▶ [What is needed] Transcribe the whole listing without a single picture.

** START **

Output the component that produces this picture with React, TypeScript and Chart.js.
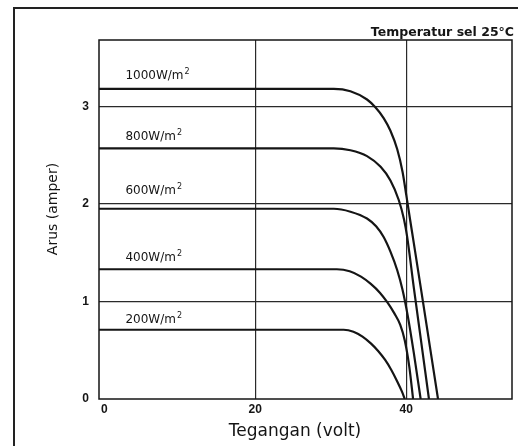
import React, { useEffect, useRef } from "react";
import { Chart, registerables } from "chart.js";

Chart.register(...registerables);

// Axis ticks
const xTicks = [0, 20, 40];
const yTicks = [0, 1, 2, 3];

// I-V curves (voltage in volt, current in ampere)
const v1000 = [-1, 30.4, 32.6, 34.8, 35.9, 37.0, 37.9, 38.8, 39.5, 40.0, 40.5, 41.0, 42.0, 43.1, 44.2];
const i1000 = [3.18, 3.18, 3.155, 3.07, 2.99, 2.88, 2.75, 2.56, 2.33, 2.09, 1.84, 1.595, 1.1, 0.55, 0];

const v800 = [-1, 30.4, 32.6, 34.8, 36.6, 37.9, 39.0, 39.7, 40.1, 41.0, 42.0, 43.0];
const i800 = [2.57, 2.57, 2.55, 2.49, 2.38, 2.24, 2.04, 1.84, 1.67, 1.14, 0.57, 0];

const v600 = [-1, 30.4, 32.6, 34.8, 36.0, 37.0, 37.9, 38.8, 39.5, 40.2, 41.0, 41.9];
const i600 = [1.95, 1.95, 1.92, 1.85, 1.77, 1.66, 1.51, 1.32, 1.12, 0.85, 0.47, 0];

const v400 = [-1, 30.8, 32.5, 34.0, 35.3, 36.5, 37.5, 38.4, 39.2, 39.8, 40.4, 40.9];
const i400 = [1.33, 1.33, 1.31, 1.255, 1.18, 1.09, 0.99, 0.88, 0.76, 0.6, 0.33, 0];

const v200 = [-1, 31.7, 33.0, 34.2, 35.3, 36.3, 37.2, 38.0, 38.8, 39.4, 39.8];
const i200 = [0.71, 0.71, 0.69, 0.64, 0.57, 0.49, 0.4, 0.3, 0.18, 0.08, 0];

// Curve labels
const curveLabels = ["1000W/m", "800W/m", "600W/m", "400W/m", "200W/m"];
const curveLabelX = [2.8, 2.8, 2.8, 2.8, 2.8];
const curveLabelY = [3.28, 2.66, 2.1, 1.41, 0.78];

const titleText = "Temperatur sel 25°C";
const xTitle = "Tegangan (volt)";
const yTitle = "Arus (amper)";

const toPts = (xs: number[], ys: number[]) => xs.map((x, i) => ({ x, y: ys[i] }));

export default function App() {
  const ref = useRef<HTMLCanvasElement | null>(null);

  useEffect(() => {
    if (!ref.current) return;
    const ink = "#151515";

    const decor = {
      id: "decor",
      afterDraw(chart: any) {
        const { ctx, chartArea, scales } = chart;
        ctx.save();
        // outer frame (cut off at the right and bottom)
        ctx.strokeStyle = "#222";
        ctx.lineWidth = 2;
        ctx.beginPath();
        ctx.moveTo(14, 446);
        ctx.lineTo(14, 8);
        ctx.lineTo(520, 8);
        ctx.stroke();
        // plot frame
        ctx.lineWidth = 1.5;
        ctx.strokeStyle = ink;
        ctx.strokeRect(chartArea.left, chartArea.top, chartArea.right - chartArea.left, chartArea.bottom - chartArea.top);
        // title
        ctx.fillStyle = ink;
        ctx.font = "bold 12.5px 'DejaVu Sans'";
        ctx.textAlign = "right";
        ctx.textBaseline = "alphabetic";
        ctx.fillText(titleText, 514, 36);
        // curve labels
        curveLabels.forEach((t, i) => {
          const px = scales.x.getPixelForValue(curveLabelX[i]);
          const py = scales.y.getPixelForValue(curveLabelY[i]);
          ctx.font = "12px 'DejaVu Sans'";
          ctx.textAlign = "left";
          ctx.fillText(t, px, py);
          const w = ctx.measureText(t).width;
          ctx.font = "8px 'DejaVu Sans'";
          ctx.fillText("2", px + w + 1, py - 5);
        });
        // axis titles
        ctx.font = "17px 'DejaVu Sans'";
        ctx.textAlign = "center";
        ctx.fillText(xTitle, 295, 436);
        ctx.translate(57, 209);
        ctx.rotate(-Math.PI / 2);
        ctx.font = "14px 'DejaVu Sans'";
        ctx.fillText(yTitle, 0, 0);
        ctx.restore();
      },
    };

    const ds = (xs: number[], ys: number[]) => ({
      data: toPts(xs, ys),
      borderColor: ink,
      borderWidth: 2.2,
      pointRadius: 0,
      fill: false,
      cubicInterpolationMode: "monotone" as const,
    });

    const gridColor = (c: any) => (c.tick && c.tick.value === 0 ? "rgba(0,0,0,0)" : "#2a2a2a");

    const chart = new Chart(ref.current, {
      type: "line",
      data: {
        datasets: [
          ds(v1000, i1000),
          ds(v800, i800),
          ds(v600, i600),
          ds(v400, i400),
          ds(v200, i200),
        ],
      },
      options: {
        animation: false,
        responsive: false,
        events: [],
        layout: { padding: { top: 40, right: 6, left: 0, bottom: 0 } },
        plugins: { legend: { display: false }, tooltip: { enabled: false }, title: { display: false } },
        scales: {
          x: {
            type: "linear",
            min: -0.7,
            max: 54,
            afterBuildTicks: (s: any) => {
              s.ticks = xTicks.map((v) => ({ value: v }));
            },
            afterFit: (s: any) => {
              s.height = 47;
            },
            border: { display: false },
            grid: { color: gridColor, lineWidth: 1.2, drawTicks: false },
            ticks: {
              color: ink,
              font: { family: "'Liberation Sans', Arial", size: 12, weight: "bold" },
              padding: 3,
              maxRotation: 0,
              autoSkip: false,
            },
          },
          y: {
            type: "linear",
            min: 0,
            max: 3.68,
            afterBuildTicks: (s: any) => {
              s.ticks = yTicks.map((v) => ({ value: v }));
            },
            afterFit: (s: any) => {
              s.width = 99;
            },
            border: { display: false },
            grid: { color: gridColor, lineWidth: 1.2, drawTicks: false },
            ticks: {
              color: ink,
              font: { family: "'Liberation Sans', Arial", size: 12, weight: "bold" },
              padding: 10,
              autoSkip: false,
            },
          },
        },
      },
      plugins: [decor],
    });
    return () => chart.destroy();
  }, []);

  return (
    <div style={{ position: "fixed", left: 0, top: 0, width: 518, height: 446, background: "#fff" }}>
      <canvas ref={ref} width={518} height={446} style={{ display: "block", width: 518, height: 446 }} />
    </div>
  );
}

** END **

▶ [Task solution]
Output the component that produces this picture with React, TypeScript and Chart.js.
import React, { useEffect, useRef } from "react";
import { Chart, registerables } from "chart.js";

Chart.register(...registerables);

// Axis ticks
const xTicks = [0, 20, 40];
const yTicks = [0, 1, 2, 3];

// I-V curves (voltage in volt, current in ampere)
const v1000 = [-1, 30.4, 32.6, 34.8, 35.9, 37.0, 37.9, 38.8, 39.5, 40.0, 40.5, 41.0, 42.0, 43.1, 44.2];
const i1000 = [3.18, 3.18, 3.155, 3.07, 2.99, 2.88, 2.75, 2.56, 2.33, 2.09, 1.84, 1.595, 1.1, 0.55, 0];

const v800 = [-1, 30.4, 32.6, 34.8, 36.6, 37.9, 39.0, 39.7, 40.1, 41.0, 42.0, 43.0];
const i800 = [2.57, 2.57, 2.55, 2.49, 2.38, 2.24, 2.04, 1.84, 1.67, 1.14, 0.57, 0];

const v600 = [-1, 30.4, 32.6, 34.8, 36.0, 37.0, 37.9, 38.8, 39.5, 40.2, 41.0, 41.9];
const i600 = [1.95, 1.95, 1.92, 1.85, 1.77, 1.66, 1.51, 1.32, 1.12, 0.85, 0.47, 0];

const v400 = [-1, 30.8, 32.5, 34.0, 35.3, 36.5, 37.5, 38.4, 39.2, 39.8, 40.4, 40.9];
const i400 = [1.33, 1.33, 1.31, 1.255, 1.18, 1.09, 0.99, 0.88, 0.76, 0.6, 0.33, 0];

const v200 = [-1, 31.7, 33.0, 34.2, 35.3, 36.3, 37.2, 38.0, 38.8, 39.4, 39.8];
const i200 = [0.71, 0.71, 0.69, 0.64, 0.57, 0.49, 0.4, 0.3, 0.18, 0.08, 0];

// Curve labels
const curveLabels = ["1000W/m", "800W/m", "600W/m", "400W/m", "200W/m"];
const curveLabelX = [2.8, 2.8, 2.8, 2.8, 2.8];
const curveLabelY = [3.28, 2.66, 2.1, 1.41, 0.78];

const titleText = "Temperatur sel 25°C";
const xTitle = "Tegangan (volt)";
const yTitle = "Arus (amper)";

const toPts = (xs: number[], ys: number[]) => xs.map((x, i) => ({ x, y: ys[i] }));

export default function App() {
  const ref = useRef<HTMLCanvasElement | null>(null);

  useEffect(() => {
    if (!ref.current) return;
    const ink = "#151515";

    const decor = {
      id: "decor",
      afterDraw(chart: any) {
        const { ctx, chartArea, scales } = chart;
        ctx.save();
        // outer frame (cut off at the right and bottom)
        ctx.strokeStyle = "#222";
        ctx.lineWidth = 2;
        ctx.beginPath();
        ctx.moveTo(14, 446);
        ctx.lineTo(14, 8);
        ctx.lineTo(520, 8);
        ctx.stroke();
        // plot frame
        ctx.lineWidth = 1.5;
        ctx.strokeStyle = ink;
        ctx.strokeRect(chartArea.left, chartArea.top, chartArea.right - chartArea.left, chartArea.bottom - chartArea.top);
        // title
        ctx.fillStyle = ink;
        ctx.font = "bold 12.5px 'DejaVu Sans'";
        ctx.textAlign = "right";
        ctx.textBaseline = "alphabetic";
        ctx.fillText(titleText, 514, 36);
        // curve labels
        curveLabels.forEach((t, i) => {
          const px = scales.x.getPixelForValue(curveLabelX[i]);
          const py = scales.y.getPixelForValue(curveLabelY[i]);
          ctx.font = "12px 'DejaVu Sans'";
          ctx.textAlign = "left";
          ctx.fillText(t, px, py);
          const w = ctx.measureText(t).width;
          ctx.font = "8px 'DejaVu Sans'";
          ctx.fillText("2", px + w + 1, py - 5);
        });
        // axis titles
        ctx.font = "17px 'DejaVu Sans'";
        ctx.textAlign = "center";
        ctx.fillText(xTitle, 295, 436);
        ctx.translate(57, 209);
        ctx.rotate(-Math.PI / 2);
        ctx.font = "14px 'DejaVu Sans'";
        ctx.fillText(yTitle, 0, 0);
        ctx.restore();
      },
    };

    const ds = (xs: number[], ys: number[]) => ({
      data: toPts(xs, ys),
      borderColor: ink,
      borderWidth: 2.2,
      pointRadius: 0,
      fill: false,
      cubicInterpolationMode: "monotone" as const,
    });

    const gridColor = (c: any) => (c.tick && c.tick.value === 0 ? "rgba(0,0,0,0)" : "#2a2a2a");

    const chart = new Chart(ref.current, {
      type: "line",
      data: {
        datasets: [
          ds(v1000, i1000),
          ds(v800, i800),
          ds(v600, i600),
          ds(v400, i400),
          ds(v200, i200),
        ],
      },
      options: {
        animation: false,
        responsive: false,
        events: [],
        layout: { padding: { top: 40, right: 6, left: 0, bottom: 0 } },
        plugins: { legend: { display: false }, tooltip: { enabled: false }, title: { display: false } },
        scales: {
          x: {
            type: "linear",
            min: -0.7,
            max: 54,
            afterBuildTicks: (s: any) => {
              s.ticks = xTicks.map((v) => ({ value: v }));
            },
            afterFit: (s: any) => {
              s.height = 47;
            },
            border: { display: false },
            grid: { color: gridColor, lineWidth: 1.2, drawTicks: false },
            ticks: {
              color: ink,
              font: { family: "'Liberation Sans', Arial", size: 12, weight: "bold" },
              padding: 3,
              maxRotation: 0,
              autoSkip: false,
            },
          },
          y: {
            type: "linear",
            min: 0,
            max: 3.68,
            afterBuildTicks: (s: any) => {
              s.ticks = yTicks.map((v) => ({ value: v }));
            },
            afterFit: (s: any) => {
              s.width = 99;
            },
            border: { display: false },
            grid: { color: gridColor, lineWidth: 1.2, drawTicks: false },
            ticks: {
              color: ink,
              font: { family: "'Liberation Sans', Arial", size: 12, weight: "bold" },
              padding: 10,
              autoSkip: false,
            },
          },
        },
      },
      plugins: [decor],
    });
    return () => chart.destroy();
  }, []);

  return (
    <div style={{ position: "fixed", left: 0, top: 0, width: 518, height: 446, background: "#fff" }}>
      <canvas ref={ref} width={518} height={446} style={{ display: "block", width: 518, height: 446 }} />
    </div>
  );
}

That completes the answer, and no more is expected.